## TASK STATEMENT
Extract only the first line of the listing and every line after it up to and including the one with "plt.rcParams['font.family'] = ['Lato', 'DejaVu". Omit the pictures.

## DATA
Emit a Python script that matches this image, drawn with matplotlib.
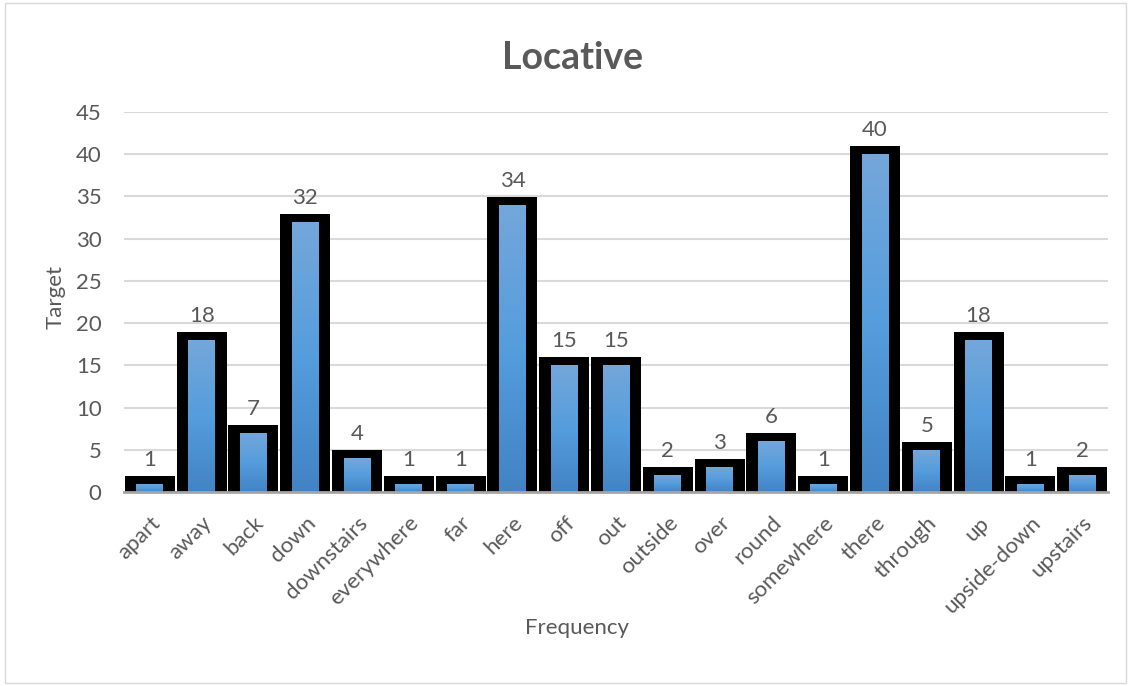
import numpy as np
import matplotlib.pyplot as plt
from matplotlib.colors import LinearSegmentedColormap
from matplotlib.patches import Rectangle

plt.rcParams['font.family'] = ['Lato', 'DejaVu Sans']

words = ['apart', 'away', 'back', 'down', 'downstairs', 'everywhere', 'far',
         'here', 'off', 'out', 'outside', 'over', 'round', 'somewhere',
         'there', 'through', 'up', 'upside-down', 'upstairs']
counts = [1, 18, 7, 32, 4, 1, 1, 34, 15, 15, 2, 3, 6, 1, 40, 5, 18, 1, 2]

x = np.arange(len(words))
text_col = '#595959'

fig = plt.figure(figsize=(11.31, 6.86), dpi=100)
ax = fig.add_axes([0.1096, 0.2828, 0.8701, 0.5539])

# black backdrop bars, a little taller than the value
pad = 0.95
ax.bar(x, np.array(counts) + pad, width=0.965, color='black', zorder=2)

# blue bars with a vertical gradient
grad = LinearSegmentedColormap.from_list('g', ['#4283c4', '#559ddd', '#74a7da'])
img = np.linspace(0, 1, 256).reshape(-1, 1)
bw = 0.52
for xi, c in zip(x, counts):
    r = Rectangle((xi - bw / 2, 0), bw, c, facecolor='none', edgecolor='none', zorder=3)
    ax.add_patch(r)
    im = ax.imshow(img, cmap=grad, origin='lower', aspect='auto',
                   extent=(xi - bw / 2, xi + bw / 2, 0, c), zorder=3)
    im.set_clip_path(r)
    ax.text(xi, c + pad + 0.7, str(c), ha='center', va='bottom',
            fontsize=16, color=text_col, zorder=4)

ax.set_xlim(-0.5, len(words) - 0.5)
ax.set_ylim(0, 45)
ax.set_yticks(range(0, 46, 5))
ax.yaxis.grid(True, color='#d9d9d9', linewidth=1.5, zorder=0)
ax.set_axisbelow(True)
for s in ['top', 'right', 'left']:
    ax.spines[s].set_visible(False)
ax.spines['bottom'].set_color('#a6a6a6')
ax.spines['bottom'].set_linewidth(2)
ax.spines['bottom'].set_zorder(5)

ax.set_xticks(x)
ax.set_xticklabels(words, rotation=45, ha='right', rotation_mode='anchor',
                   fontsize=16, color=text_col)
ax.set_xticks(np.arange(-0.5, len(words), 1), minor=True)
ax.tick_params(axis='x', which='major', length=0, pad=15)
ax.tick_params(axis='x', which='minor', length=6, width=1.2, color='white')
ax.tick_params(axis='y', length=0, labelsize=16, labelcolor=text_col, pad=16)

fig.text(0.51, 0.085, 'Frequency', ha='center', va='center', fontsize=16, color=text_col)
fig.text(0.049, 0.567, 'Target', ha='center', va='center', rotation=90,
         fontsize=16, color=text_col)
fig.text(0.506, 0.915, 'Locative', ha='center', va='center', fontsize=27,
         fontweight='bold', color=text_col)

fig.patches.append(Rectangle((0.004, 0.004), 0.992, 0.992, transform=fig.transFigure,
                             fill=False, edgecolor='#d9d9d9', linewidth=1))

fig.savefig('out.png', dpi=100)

## COMPLETED TASK
Emit a Python script that matches this image, drawn with matplotlib.
import numpy as np
import matplotlib.pyplot as plt
from matplotlib.colors import LinearSegmentedColormap
from matplotlib.patches import Rectangle

plt.rcParams['font.family'] = ['Lato', 'DejaVu Sans']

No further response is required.